Нынешнюю официальную церковную жизнь можно назвать симуляцией – в лучшем случае. Вот в Москве до сих пор действует программа "200 храмов". Но вообще-то для церкви важной задачей является создание не храмов, а приходских общин, приходской деятельности. Цель реформы патриарха Кирилла стояла, наоборот, в том, чтобы лишить приходы всякой субъектности. Председателем любого прихода, приходского совета сегодня является не настоятель, а правящий епископ – человек, который не имеет никакого отношения к деятельности конкретной общины. При этом все это сопровождается изданием бесконечных указов, циркуляров и регламентов. Всякая живая идея в итоге убивается бюрократией. То же касается попыток распространить опыт катехизации конкретной общины на все приходы. Это так тоже не работает. Каждый приход – уникальный организм, он должен расти и развиваться сам. Нужно было дать самостоятельность приходам. Опытом можно делиться, но его невозможно насадить. Впрочем, так произошло со всеми социальными институтами – не только с церковью. Монополия, унификация никогда не приводили к хорошему. И лишали развития.

– Война опять делает вопрос покаяния ключевым. Без покаяния за советские и за нынешние преступления невозможно построить новую Россию. Но покаяние при этом невозможно навязать. Вопрос: начинать нужно с покаяния – или покаяние придет потом?

– Начинать нужно с покаяния, но оно придет потом. Ответ такой. Придет оно не сразу, конечно. Германия тому пример. Пастор Нимёллер (1892–1984), автор известной фразы: "Когда нацисты пришли за коммунистами, я молчал, я же не коммунист <…> А потом они пришли за мной, и уже не было никого, кто бы мог протестовать", – был до 1933 года обычным немецким националистом. И он поначалу поддерживал все, что и остальные. Потом он прозрел – и начал говорить. Какое-то время, наряду с Карлом Ясперсом, никогда не поддерживавшем нацистов, он был одним из немногих голосов покаяния в послевоенной Германии. И только в 1950–60-е годы к нему начали прислушиваться. Он говорил то, о чем должна была говорить вся церковь: о том, что при нацизме были разрушены сами условия человеческого.

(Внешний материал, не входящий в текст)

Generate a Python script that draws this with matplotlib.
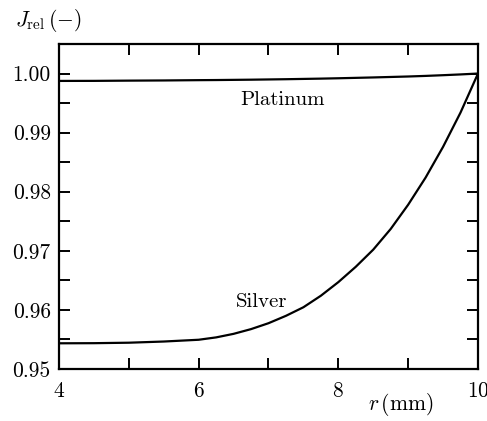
import matplotlib
matplotlib.use("Agg")
import matplotlib.pyplot as plt
from matplotlib.ticker import MultipleLocator, FormatStrFormatter

plt.rcParams["font.family"] = "serif"
plt.rcParams["font.serif"] = ["cmr10", "DejaVu Serif"]
plt.rcParams["mathtext.fontset"] = "cm"
plt.rcParams["axes.formatter.use_mathtext"] = True

# --- dados ---
r_mm = [4.0, 4.5, 5.0, 5.5, 6.0, 6.25, 6.5, 6.75, 7.0, 7.25, 7.5, 7.75,
        8.0, 8.25, 8.5, 8.75, 9.0, 9.25, 9.5, 9.75, 10.0]
silver = [0.95435, 0.95437, 0.95445, 0.95465, 0.95495, 0.95535, 0.95595, 0.95675,
          0.95775, 0.95900, 0.96045, 0.96240, 0.96470, 0.96730, 0.97020, 0.97370,
          0.97780, 0.98240, 0.98760, 0.99340, 1.00000]
platinum = [0.99875, 0.99876, 0.99880, 0.99883, 0.99888, 0.99890, 0.99893, 0.99896,
            0.99900, 0.99904, 0.99909, 0.99914, 0.99920, 0.99927, 0.99934, 0.99942,
            0.99950, 0.99960, 0.99972, 0.99985, 1.00000]

fig = plt.figure(figsize=(4.87, 4.21), dpi=100)
ax = fig.add_axes([0.1211, 0.1235, 0.8604, 0.772])

ax.plot(r_mm, platinum, color="black", lw=1.6)
ax.plot(r_mm, silver, color="black", lw=1.6)

ax.text(7.2, 0.99548, "Platinum", ha="center", va="center", fontsize=15)
ax.text(6.9, 0.96139, "Silver", ha="center", va="center", fontsize=15)

ax.set_xlim(4, 10)
ax.set_ylim(0.95, 1.005)
ax.xaxis.set_major_locator(MultipleLocator(2))
ax.xaxis.set_minor_locator(MultipleLocator(1))
ax.yaxis.set_major_locator(MultipleLocator(0.01))
ax.yaxis.set_minor_locator(MultipleLocator(0.005))
ax.yaxis.set_major_formatter(FormatStrFormatter("%.2f"))

ax.tick_params(which="both", direction="in", top=True, right=True,
               length=8, width=1.4, labelsize=15.5)
ax.tick_params(axis="x", pad=9)
ax.tick_params(axis="y", pad=6)
for s in ax.spines.values():
    s.set_linewidth(1.6)

fig.text(0.031, 0.952, r"$J_{\rm rel}\,(-)$", fontsize=15.5, ha="left", va="center")
ax.text(8.89, 0.9440, r"$r\,(\mathrm{mm})$", fontsize=15.5, ha="center", va="center")

fig.savefig("out.png", dpi=100)
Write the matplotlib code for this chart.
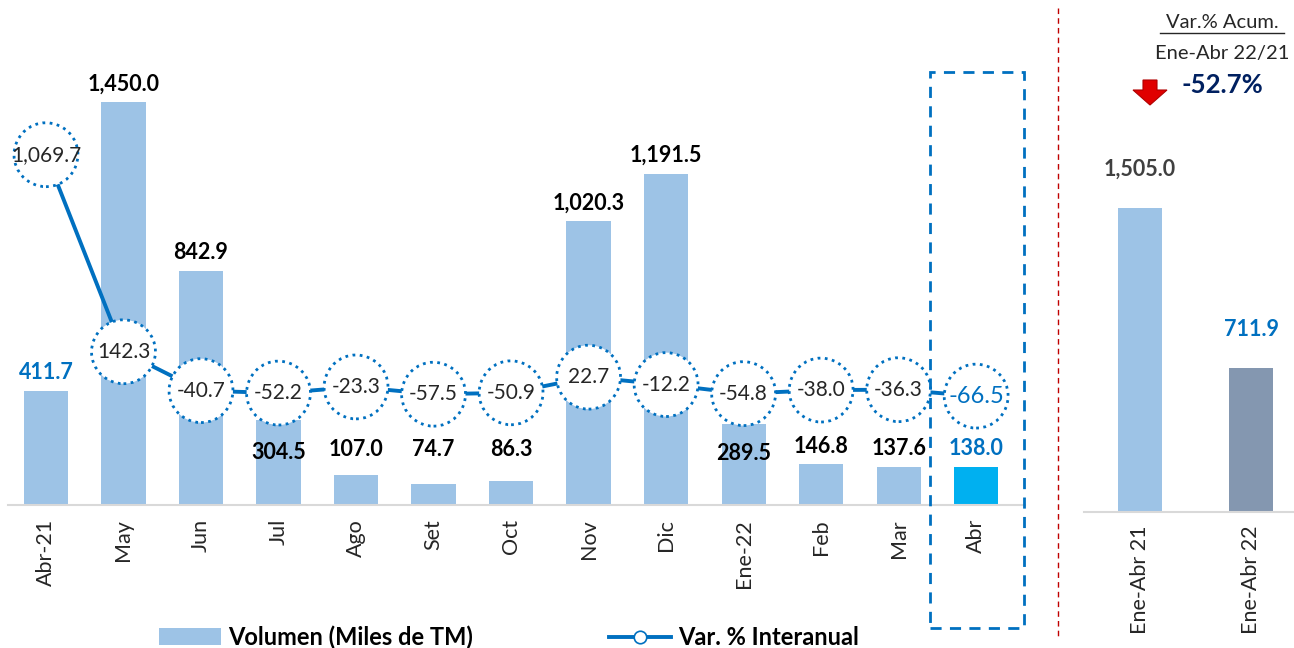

К РПЦ все это применимо тоже. Если бы голос церкви по поводу советского периода был четким и принципиальным, все, возможно, было бы иначе. Если бы в 1990-е было сказано, что весь народ соучаствовал в преступлениях, в том числе и в преследовании церкви, то, может быть, в 2010-х мы бы жили уже в другой России. Об этом говорил в свое время священник Глеб Якунин, другие – но эти голоса тонули в равнодушии, их запрещали. И эта линия стала маргинальной.

Именно поэтому необходимо, прежде всего, дать оценку истории. Мы все – соучастники преступлений. В том числе и священнослужители. Единственный епископ из всей РПЦ, митрополит Виленский и Литовский Хризостом (Мартишкин), публично признался в сотрудничестве с КГБ. Притом что все епископы сотрудничали. Но публично признал только один. Остальные предпочли промолчать.

Начинать нужно с покаяния – но это покаяние нужно начинать с себя. Я в том числе соучастник, я разделяю ответственность за произошедшее – будь то своим явным участием или даже молчанием. Но в той же Германии покаялись в основном, как мы знаем, не те, кто жили в 1930–40-е, а их дети. Возможно, то же самое ждет и нас. И когда окно возможностей откроется вновь, нам придется опять вернуться к этому вопросу – и не упустить его. Начать говорить – и не переставать говорить об этом.